Judge Vance Spath was noticeably aware that his reaction to the defense counsels’ resignation cast a public spotlight on the military commissions’ dysfunction. Spath repeatedly addressed those “in the back” of the courtroom—trial observers and other nongovernmental organization representatives, like me.
He said he hoped “objective observers” would agree with his assessment of defense counsels’ resignation—that they had intentionally abandoned their client to serve some strategic goal—and lamented that he could not persuade those with “an agenda.” But it seemed that the judge himself had an agenda to defend the legitimacy of the process at Guantanamo, even if it meant compromising the defendant’s right to learned counsel in a death penalty trial.
The Nashiri defense counsel saga is the quintessential example of Guantanamo as a legal no-man’s-land. In this ad hoc system, with its mobile trailer courtroom, even a question as seemingly simple as who decides whether an attorney may resign sends the commission into a tailspin. The judge disagrees with defense counsel over which rules apply, how they should be interpreted, and who holds authority over what and whom. So a military general winds up being held in contempt of court and sentenced to confinement in his barracks.

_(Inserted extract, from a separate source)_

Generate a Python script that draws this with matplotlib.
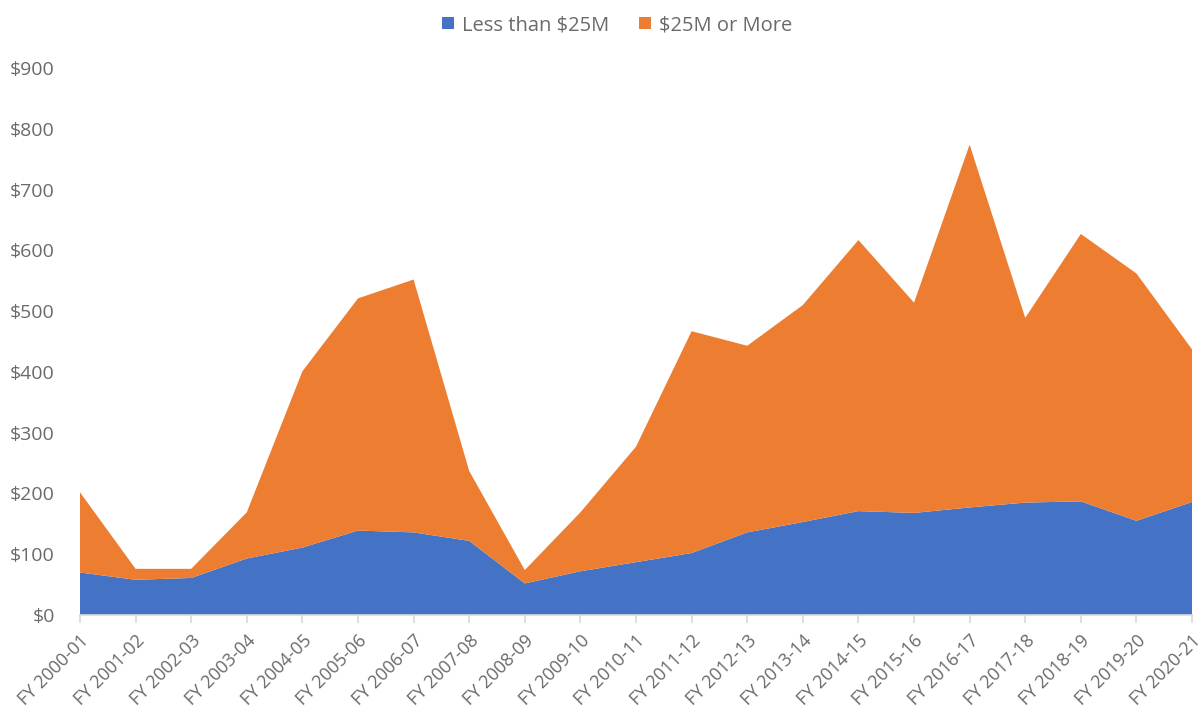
import numpy as np
import matplotlib.pyplot as plt

plt.rcParams['font.family'] = ['Open Sans', 'DejaVu Sans']

years = ["FY 2000-01", "FY 2001-02", "FY 2002-03", "FY 2003-04", "FY 2004-05",
         "FY 2005-06", "FY 2006-07", "FY 2007-08", "FY 2008-09", "FY 2009-10",
         "FY 2010-11", "FY 2011-12", "FY 2012-13", "FY 2013-14", "FY 2014-15",
         "FY 2015-16", "FY 2016-17", "FY 2017-18", "FY 2018-19", "FY 2019-20",
         "FY 2020-21"]

# totalen per jaar en het deel onder $25M
less_25m = [70, 58, 61, 93, 111, 139, 136, 122, 52, 72,
            87, 102, 136, 153, 171, 168, 177, 185, 187, 155, 186]
total = [202, 76, 76, 169, 401, 521, 552, 237, 74, 169,
         277, 467, 443, 510, 617, 514, 774, 489, 627, 562, 437]
more_25m = [t - l for t, l in zip(total, less_25m)]

blue = '#4472C4'
orange = '#ED7D31'
grey = '#6A6A6A'

fig = plt.figure(figsize=(11.99, 7.13), dpi=100)
ax = fig.add_axes([0.0667, 0.1374, 0.9275, 0.7672])

x = np.arange(len(years))
ax.stackplot(x, less_25m, more_25m, colors=[blue, orange],
             labels=["Less than $25M", "$25M or More"], linewidth=0)

ax.set_xlim(0, len(years) - 1)
ax.set_ylim(0, 900)
ax.set_yticks(range(0, 1000, 100))
ax.set_yticklabels([f"${v}" for v in range(0, 1000, 100)])
ax.set_xticks(x)
ax.set_xticklabels(years, rotation=45, ha='right', rotation_mode='anchor')

for s in ['top', 'right', 'left']:
    ax.spines[s].set_visible(False)
ax.spines['bottom'].set_color('#D9D9D9')
ax.spines['bottom'].set_linewidth(1.2)
ax.tick_params(axis='x', colors='#D9D9D9', length=6, width=1.2, pad=6,
               labelcolor=grey, labelsize=13)
ax.tick_params(axis='y', length=0, pad=18, labelcolor=grey, labelsize=14)

ax.legend(loc='upper center', bbox_to_anchor=(0.483, 1.13), ncol=2,
          frameon=False, fontsize=14.5, labelcolor=grey, handlelength=0.6,
          handleheight=0.6, handletextpad=0.4, columnspacing=1.45)

fig.savefig("out.png", dpi=100)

It’s unclear whether the military commission even has jurisdiction over the Nashiri case, as none of the charges stem from conduct that occurred during an armed conflict. Unfortunately, the Supreme Court declined to examine this foundational question, meaning the commission’s authority to hear the case won’t be resolved until after the trial concludes.
To make matters worse, because the findings of one military commission proceeding have no precedential value for others, every issue is a matter of first impression, and the judge must fumble along until federal judges step in to sort it out. Meanwhile, Judge Royce Lamberth—the D.C. federal judge with jurisdiction to review Nashiri’s case—wants to let the commissions process correct itself, even though it’s showing no signs of doing so.
Spath warned last week that if a federal judge tells him he has no contempt authority, then he will “just pack up and go home.” Of course, a ruling that Spath did not have the authority to hold Baker in contempt would not mean that he has no contempt authority whatsoever. Instead, Spath’s warning felt like a set-up for Lamberth to defer. Constant uncertainty over the applicable rules makes such deference more problematic.
On Monday morning, Spath questioned Emily Olson-Gault, an expert witness from the American Bar Association, about the model legal ethics rules’ requirement for learned counsel in capital cases. Presumably Spath wanted the witness to explain that non-capitally qualified counsel can cross-examine witnesses. Olson-Gault’s opinion, however, aligned more closely with that of Lieutenant Alaric Piette, the sole Nashiri defense lawyer in court last week.
Piette told Spath that every issue in a capital case relates to capital issues, including the cross-examination of evidence foundation witnesses. Spath disagreed, calling this the “nuts and bolts” of trial lawyering. Olson-Gault explained that the ABA guidelines, which provide an ethical floor for lawyering, reject the notion that because a lawyer is qualified to do something in a non-death penalty case, he is necessarily qualified to do the same in a death penalty trial.
Spath responded by dismissing any binding effect of the ABA guidelines: “We agree they’re just guidelines.” Unfortunately, it appears that a federal judge will need to enlighten Judge Spath about the minimum rules and procedures required at Guantanamo.
With every passing week, the military commissions proceedings become more absurd. This level of disorganization and confusion is tragic when justice for the families of U.S. troops killed in the USS Cole bombing is on the line. If Nashiri’s case had been tried in a federal court, it could have been wrapped up years ago.